Chiang Kai-shek’s Broadcast, 10 October 1946 Top

Source: Keesing’s Record of World Events Volume VI, November, 1946 China, China, Chinese, Page 8298

On Oct. 10 President Chiang, in a broadcast, said:
“The Government asks the Chinese Communist Party to abandon its plan to achieve regional domination and disintegration of the country by military force, and participate, along with all parties, in the National Government and the National Assembly. The Communists have not only rejected the two proposals concerning the organisation of the National Government and the integration of Communist troops into the National Army, but have also turned down the truce proposals made by General Marshall and Ambassador Stuart. The Government, however, does not intend to abandon its policy of peaceful settlement, and will continue to seek a settlement by mediation and consultation. Political and military conditions in the country as they are to-day must not be allowed to continue and thus intensify the ordeal of the people.”

Statement of Chiang Kai-shek on the voluntary cease fire, 8 November 1946 Top

Source: Republic of China (Taiwan). Civil War in China, 1945-1950. Translated by the Chief of Military History, Department of the Army.

On 8 November, for the sake of implementing the policy of political solution, Chairman CHIANG voluntarily promulgated the overall unconditional cease fire order with no time limit. (This was the Third cease fire order). All Armed Forces of the country were to cease firing at noon on 11 November except as necessary to defend their present position. The main points of his statement are described as follows:

a.

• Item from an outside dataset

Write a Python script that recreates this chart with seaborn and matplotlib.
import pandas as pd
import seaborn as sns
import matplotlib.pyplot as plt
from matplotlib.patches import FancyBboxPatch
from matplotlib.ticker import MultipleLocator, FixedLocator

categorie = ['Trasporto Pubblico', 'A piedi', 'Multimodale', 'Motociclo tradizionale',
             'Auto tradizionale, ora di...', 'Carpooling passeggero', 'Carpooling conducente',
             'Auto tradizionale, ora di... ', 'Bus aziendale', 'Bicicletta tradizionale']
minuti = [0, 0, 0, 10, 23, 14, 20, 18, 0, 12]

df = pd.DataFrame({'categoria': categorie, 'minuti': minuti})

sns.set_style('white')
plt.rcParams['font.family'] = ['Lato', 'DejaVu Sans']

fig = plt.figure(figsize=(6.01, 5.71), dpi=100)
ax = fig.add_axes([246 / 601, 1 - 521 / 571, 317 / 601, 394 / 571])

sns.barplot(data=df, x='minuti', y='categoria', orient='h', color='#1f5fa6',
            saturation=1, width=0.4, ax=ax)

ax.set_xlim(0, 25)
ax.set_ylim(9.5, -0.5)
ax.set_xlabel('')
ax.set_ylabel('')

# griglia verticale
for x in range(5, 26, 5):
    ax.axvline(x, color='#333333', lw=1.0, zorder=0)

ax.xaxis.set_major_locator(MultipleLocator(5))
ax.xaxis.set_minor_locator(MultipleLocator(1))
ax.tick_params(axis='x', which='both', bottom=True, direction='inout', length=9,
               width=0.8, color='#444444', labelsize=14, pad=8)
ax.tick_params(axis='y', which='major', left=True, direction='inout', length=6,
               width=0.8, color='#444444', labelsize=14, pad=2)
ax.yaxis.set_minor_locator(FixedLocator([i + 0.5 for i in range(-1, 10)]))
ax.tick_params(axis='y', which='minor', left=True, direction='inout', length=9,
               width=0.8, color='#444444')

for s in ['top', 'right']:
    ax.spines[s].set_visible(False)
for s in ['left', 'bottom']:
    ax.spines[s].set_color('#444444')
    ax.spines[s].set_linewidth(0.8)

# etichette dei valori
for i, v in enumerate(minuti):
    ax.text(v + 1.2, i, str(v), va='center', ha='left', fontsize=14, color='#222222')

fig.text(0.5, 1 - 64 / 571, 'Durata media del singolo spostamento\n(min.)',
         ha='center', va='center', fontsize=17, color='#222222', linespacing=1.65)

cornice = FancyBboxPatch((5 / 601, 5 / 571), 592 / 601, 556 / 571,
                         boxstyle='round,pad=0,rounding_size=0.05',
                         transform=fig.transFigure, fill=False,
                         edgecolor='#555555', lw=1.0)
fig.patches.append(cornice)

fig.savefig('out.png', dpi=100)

I wish to reassert the consistent policy of the government to promote internal peace and national unity and to carry through to consummation the conclusion of the period of poltiical tutelage and the inauguration of constitutional democracy. As a further evidence of the sincere desire of the Government to achieve a lasting peace and political stability orders have been issued for all Government Forces in China proper and the Northeast to cease firing except as may be necessary to defend their present positions.

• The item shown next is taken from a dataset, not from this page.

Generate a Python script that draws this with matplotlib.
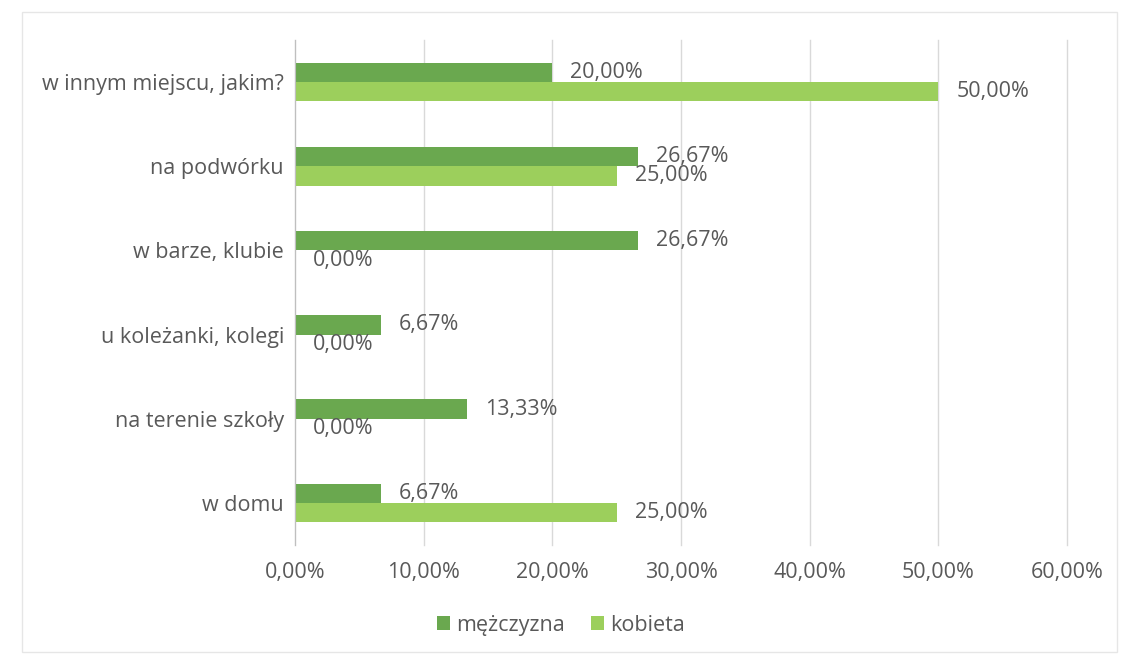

b. As legally elected delegates to the National Assembly have already arrived in Nanking and further postponement of the assembly would serve not only to intensify political and military instability, but would deny the only legal step by which the Government can return political power to the people. Therefore, it is the decision of the Government that the assembly be formally convened on 12 November as scheduled.

c. In the meeting of the National Assembly, the Government will reserve quotas of the delegates for the Communists as well as for the other parties, in the hope they will participate in the making of the Constitution. The Government also hopes that Communists will authorize their representatives to participate in meetings of the Committees to discuss the implementation of the cessation of hostilities, the distribution of troops, the restoration of communications and the reorganization and integration of armies as proposed in my statement of 16 October.

d. It is hoped that an agreement can be reached concerning the reorganization of the State Council and the Council formally established. The executive Yuan cannot be effected before the adjournment of the present National Assembly.

e. As regards the draft of the Constitution, the government will submit to the National Assembly the unfinished draft of the Constitutional Drafting Committee.

Chairman CHIANG’s wise and decisive action was respected by the people of the country. It was thought that the Communist would surely be satisfied this time, as the unconditional cease fire without time limit, insisted upon since their defeat at the siege of Ta-t’ung, was now fulfilled. But their greed was unlimited. (to get an inch then a foot) They declared that this ceasefire was no different than the past cease fire orders; it did not mean a cessation of hostilities but the continuation of fierce fighting as usual. If the Government is sincere, it should take the steps summarized below:

a. Dissolve the National Assembly convened by the one party Government only and hold a democratic National Assembly joined by all political parties in accordance with the decisions agreed upon by the Political Consultative Committee.

b. Withdraw these armies that had entered the LIberated Areas; halt the movement of troops, and resume the positions held in January when the cease fire was ordered.

Thus, the Communist conspiracy for destroying the peace and obstructing the enactment of the Constitution was revealed. On 11 November, the Government announced the postponement of the inauguration of National Assembly for three days in order for the parties concerned to submit their name lists as required by the third side: During the informal general discussions held by the Three Man Military council, no conclusions were ever reached.

When the Cessation of Hostilities Order was effected, National Forces all over the country stopped their military operations. But the COmmunists in Yen-an held a mobilization rally in the Shensi-Kansy Ninghsia border districts, and concentrated their forces to attack Yu-lin. Communists at other places were also ordered to intensify their attack after the National Force were ordered to stop fighting. Now, the Governments forbearance had reached its limit, yet the Communist deliberate conspiracy for insurgency persisted. The third party also found the peace nogtitaitons hopeless, most of them were considering taking individual actions. The nNational Assembly was formally convened on 15 November. When Chou En-lai’s Communist would never recognize the National Assembly inspite of the fact that all other parties and non-partisans participated in the Assembly. They claimed that the government should be held responsible for the failed negotiation. On 19 November, Chou En-lai and his Truce Representative Group flew back to Yen-an. From that time on the military insurgency of the Communist Forces continued to increase and the last resort for peace negotiations failed….

It has been more than three months since the government issued a cease-fire order on 8 November 1946. The Communists did not comply with this order, but instead have taken advantage of the opportunity and launched a general offensive on all fronts from the northeast to the eastern section of the Lunghai Railway. The Communist offensive has been further intensified recently. For the cause of peace and the interest of the country and the people, the government made one concession after another in the hope that a political solution could be found. It is indeed regrettable that the Communists refused both the government proposal of sending a representative to Yenan for the resumption of negotiations and the four point peace proposal of the government….

Now, the Communists have formally refused all peace negotiations and insisted upon the government’s acceptance of their dictates, namely the restoration of the military positions of 13 January 1946 and the absolution of the Constitution. This equivalent to putting both the National Government and the National Assembly under the toke of the Communist Party and subjecting them to the orders of the Communists. What would the Chinese Republic be like and what would be left of the rights of the people?

During the one-year period after PCC and the Committee of Three, the government has spared no effort in inviting the Communist and minority parties to join the government.

All such endeavors in achieving an understanding with the Communists have been in vain. Since the Communists have taken such an obdurate stand, the only course at the present is for the government to carry out its fixed policy of “political democratization”.